Portugal : la Révolution des Oeillets a 50 ans, je me souviens
À Porto, ce mercredi 24 avril 1974 au soir, nous prenions l'apéritif entre amis, plongés dans l'atmosphère pesante d'une dictature. Le lendemain, nous dansions, libres, dans un pays transformé...
Il y a cinquante ans, le 25 avril 1974, je me trouvais par une coïncidence étonnante au Portugal, à Porto, chez un couple que j'avais rencontré l'année précédente lors d’un voyage estival dans les Cévennes. Cette rencontre fortuite et nos échanges spontanés semblaient avoir tissé la trame invisible de notre destinée. Nous étions alors jeunes, insouciants, à peine âgés d’un peu plus de vingt ans, et nous rêvions, comme tant d'autres, de façonner le monde à notre image, de le réinventer à l’image de nos idéaux. Pourtant, l'ombre de l'oppression pesait lourdement sur nos épaules, car l'Espagne était toujours sous le joug du franquisme, le Portugal étouffait sous le poids d'une dictature implacable, la guerre au Vietnam s’éternisait…

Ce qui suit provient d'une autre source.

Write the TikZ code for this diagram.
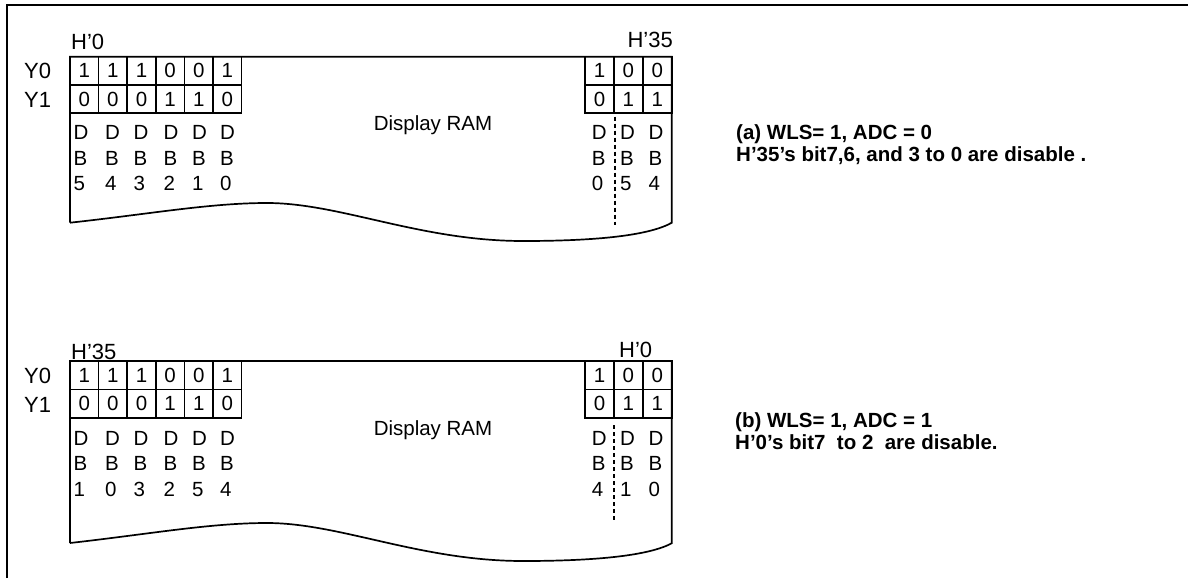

Porté par l'invitation de mes nouveaux amis portugais, fraîchement diplômés en architecture dans le sud de la France, je pris la route à bord de ma fidèle 4L, en direction de Porto, mi-avril 1974.

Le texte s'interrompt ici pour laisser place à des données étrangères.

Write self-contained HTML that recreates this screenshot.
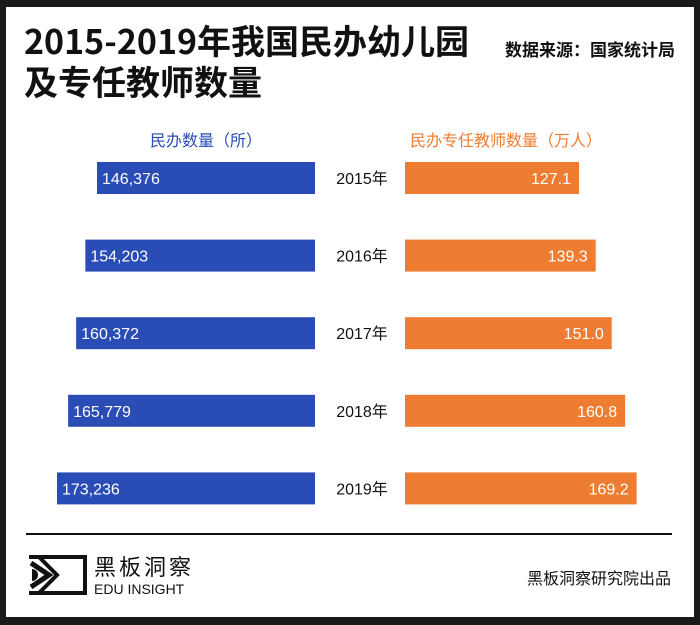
<!DOCTYPE html>
<html><head><meta charset="utf-8"><style>
html,body{margin:0;padding:0;}
body{width:700px;height:625px;background:#1a1a1a;position:relative;overflow:hidden;font-family:"Liberation Sans","Noto Sans CJK SC",sans-serif;}
#card{position:absolute;left:6px;top:7px;width:688px;height:610px;background:#fff;}
.t{position:absolute;white-space:nowrap;}
</style></head><body>
<div id="card"></div>
<div class="t" style="left:24px;top:19px;font-size:34px;font-weight:bold;color:#111;font-family:'Noto Sans CJK SC',sans-serif;line-height:42px;">2015-2019年我国民办幼儿园</div>
<div class="t" style="left:24px;top:60px;font-size:34px;font-weight:bold;color:#111;font-family:'Noto Sans CJK SC',sans-serif;line-height:42px;">及专任教师数量</div>
<div class="t" style="left:505px;top:36px;font-size:17px;font-weight:bold;color:#111;font-family:'Noto Sans CJK SC',sans-serif;">数据来源：国家统计局</div>
<svg id="chart" width="700" height="625" style="position:absolute;left:0;top:0"></svg>
<div class="t" style="left:26px;top:533px;width:646px;height:2px;background:#111;"></div>
<svg class="t" style="left:27px;top:555px" width="60" height="40">
<path d="M2 2 L58 2 L58 38 L2 38 L12 38 L30 20 L12 2 Z" fill="none" stroke="#111" stroke-width="4"/>
<path d="M4 8 L22 20 L4 32" fill="none" stroke="#111" stroke-width="5"/>
<path d="M5 14 A6 6 0 0 1 5 26 Z" fill="#111"/>
</svg>
<div class="t" style="left:94px;top:554px;font-size:22px;color:#111;font-family:'Noto Sans CJK SC',sans-serif;line-height:24px;letter-spacing:3px;">黑板洞察</div>
<div class="t" style="left:94px;top:581px;font-size:14px;color:#111;line-height:16px;">EDU INSIGHT</div>
<div class="t" style="left:527px;top:565px;font-size:16px;color:#111;font-family:'Noto Sans CJK SC',sans-serif;">黑板洞察研究院出品</div>
<script>
const years=["2015年","2016年","2017年","2018年","2019年"];
const schools=[146376,154203,160372,165779,173236];
const schoolLabels=["146,376","154,203","160,372","165,779","173,236"];
const teachers=[127.1,139.3,151.0,160.8,169.2];
const teacherLabels=["127.1","139.3","151.0","160.8","169.2"];
const NS="http://www.w3.org/2000/svg";
const svg=document.getElementById('chart');
const sx=v=>v*218/146376;
const tx=v=>v*174/127.1;
const yRow=i=>162+i*77.6;
function mk(tag,attrs,text){const e=document.createElementNS(NS,tag);for(const k in attrs)e.setAttribute(k,attrs[k]);if(text!==undefined)e.textContent=text;svg.appendChild(e);return e;}
let h=mk('text',{x:206,y:146,'text-anchor':'middle','font-size':16,fill:'#2a4db5','font-family':'Noto Sans CJK SC, sans-serif'},'民办数量（所）');


h=mk('text',{x:506,y:146,'text-anchor':'middle','font-size':16,fill:'#ee7d31','font-family':'Noto Sans CJK SC, sans-serif'},'民办专任教师数量（万人）');


years.forEach((yr,i)=>{
 const y=yRow(i), w=sx(schools[i]);
 let r=mk('rect',{x:315-w,y:y,width:w,height:32,fill:'#2a4db5'});
 
 
 let t=mk('text',{x:315-w+5,y:y+22,'font-size':16,fill:'#fff','font-family':'Liberation Sans, sans-serif'},schoolLabels[i]);
 
 
 const w2=tx(teachers[i]);
 r=mk('rect',{x:405,y:y,width:w2,height:32,fill:'#ee7d31'});
 
 
 t=mk('text',{x:405+w2-8,y:y+22,'text-anchor':'end','font-size':16,fill:'#fff','font-family':'Liberation Sans, sans-serif'},teacherLabels[i]);
 
 
 t=mk('text',{x:362,y:y+22,'text-anchor':'middle','font-size':16,fill:'#111','font-family':'Liberation Sans, Noto Sans CJK SC, sans-serif'},yr);
 
 
});
</script>
</body></html>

C'est ainsi que, par le plus grand des hasards, je me retrouvai à rencontrer l'Histoire en marche, au détour des rues pavées de cette ville au bord du Douro…

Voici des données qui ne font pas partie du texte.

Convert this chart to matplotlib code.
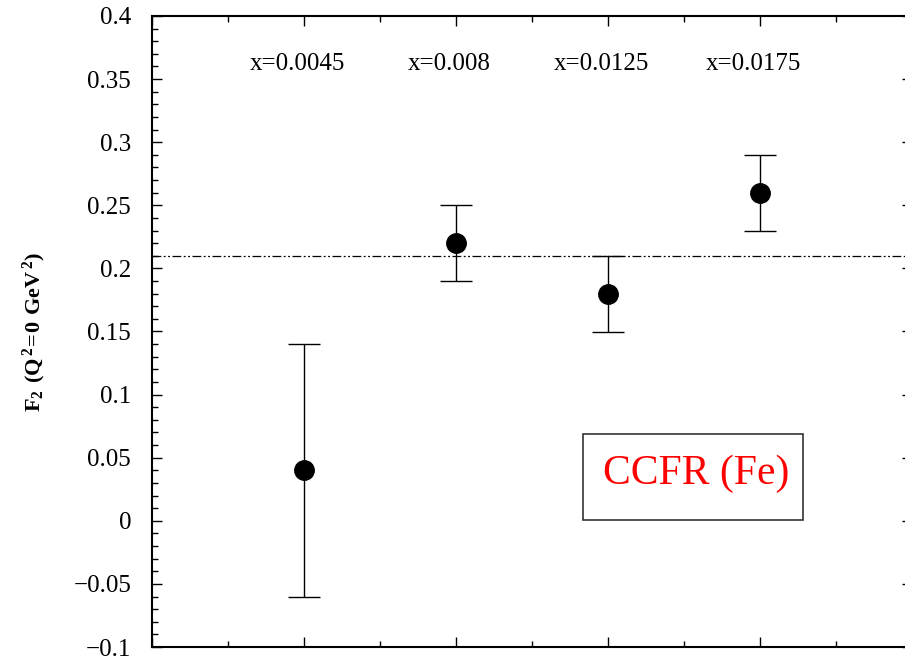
import matplotlib
matplotlib.use("Agg")
import matplotlib.pyplot as plt
from matplotlib.patches import Rectangle
from matplotlib.ticker import MultipleLocator, FuncFormatter

plt.rcParams['font.family'] = 'Liberation Serif'
plt.rcParams['mathtext.fontset'] = 'custom'
plt.rcParams['mathtext.rm'] = 'Liberation Serif'
plt.rcParams['mathtext.bf'] = 'Liberation Serif:bold'

# F2 at Q^2 = 0 extrapolated from CCFR iron data
xpos = [2, 4, 6, 8]
f2 = [0.04, 0.22, 0.18, 0.26]
f2_err = [0.10, 0.03, 0.03, 0.03]
bin_labels = ["x=0.0045", "x=0.008", "x=0.0125", "x=0.0175"]
mean_f2 = 0.21

fig = plt.figure(figsize=(9.05, 6.58), dpi=100)
ax = fig.add_axes([152 / 905, 11 / 658, 760 / 905, 631 / 658])

ax.errorbar(xpos, f2, yerr=f2_err, fmt='o', color='black', ms=14,
            ecolor='black', elinewidth=1, capsize=11.5, capthick=1)
ax.axhline(mean_f2, color='black', lw=0.9, dashes=(7, 2, 1.5, 2, 1.5, 2))

for xp, lab in zip(xpos, bin_labels):
    ax.text(xp - 0.09, 0.362, lab, ha='center', va='center', fontsize=18)

ax.add_patch(Rectangle((5.67, 0.001), 2.9, 0.068, fill=False,
                       edgecolor='#333333', lw=1.2))
ax.text(7.16, 0.037, "CCFR (Fe)", color='red', fontsize=30,
        ha='center', va='center')

ax.set_xlim(0, 10)
ax.set_ylim(-0.1, 0.4)
ax.xaxis.set_major_locator(MultipleLocator(2))
ax.xaxis.set_minor_locator(MultipleLocator(1))
ax.yaxis.set_major_locator(MultipleLocator(0.05))
ax.yaxis.set_minor_locator(MultipleLocator(0.01))
ax.yaxis.set_major_formatter(
    FuncFormatter(lambda v, p: ('%g' % round(v, 3)).replace('-', '\u2212')))
ax.tick_params(which='both', direction='in', top=True, right=True,
               labelbottom=False, width=1)
ax.tick_params(which='major', length=7, labelsize=18, pad=15)
ax.tick_params(which='minor', length=4)
for s in ax.spines.values():
    s.set_linewidth(1.5)

ax.set_ylabel(r'$\mathbf{F_2\ (Q^{\,2}\!=\!0\ GeV^{\,2})}$', fontsize=16,
              labelpad=18)

fig.savefig("out.png", dpi=100)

Qui aurait pu prédire que ce jour-là, j'applaudirais des militaires, ces jeunes capitaines audacieux qui osèrent défier cette dictature enracinée dans le temps ? Ils défilaient, fièrement campés sur leurs camions, leurs chars, des œillets en guise de trophées, au milieu d'une foule exaltée. À une époque où les soulèvements militaires à travers le monde semblaient destinés à engendrer des régimes autoritaires sanguinaires, cette révolution portugaise émergeait comme un phare d'espoir dans un océan de désenchantement.
Je me souviens de ces jours fiévreux où l'air vibrait d'une énergie nouvelle, où les rues résonnaient des chants de la liberté retrouvée. Nous étions envoûtés par le flux incessant des informations que nous écoutions à la radio, descendant dans les rues pour célébrer, danser, crier notre bonheur. L'espoir avait éclos dans nos cœurs, le doux parfum de la liberté flottait dans l'air, et l'oppression de la dictature s'éloignait !
Cinquante années se sont écoulées depuis ce tournant décisif de l'Histoire, et pourtant, le souvenir de cette révolution des œillets demeure en moi aussi vibrant que jamais.
Quand j’écoute la chanson “Grândola, Vila Morena”, jadis censurée par le régime et devenue l'hymne improvisé de cette aube nouvelle, l'émotion m'étreint encore, submergeant mes yeux de larmes… de bonheur.
Ce 25 avril 1974, je me suis retrouvé au milieu de ce peuple fier, goûtant avec lui aux délices de la liberté reconquise, où l’espoir et le renouveau devenaient enfin possibles.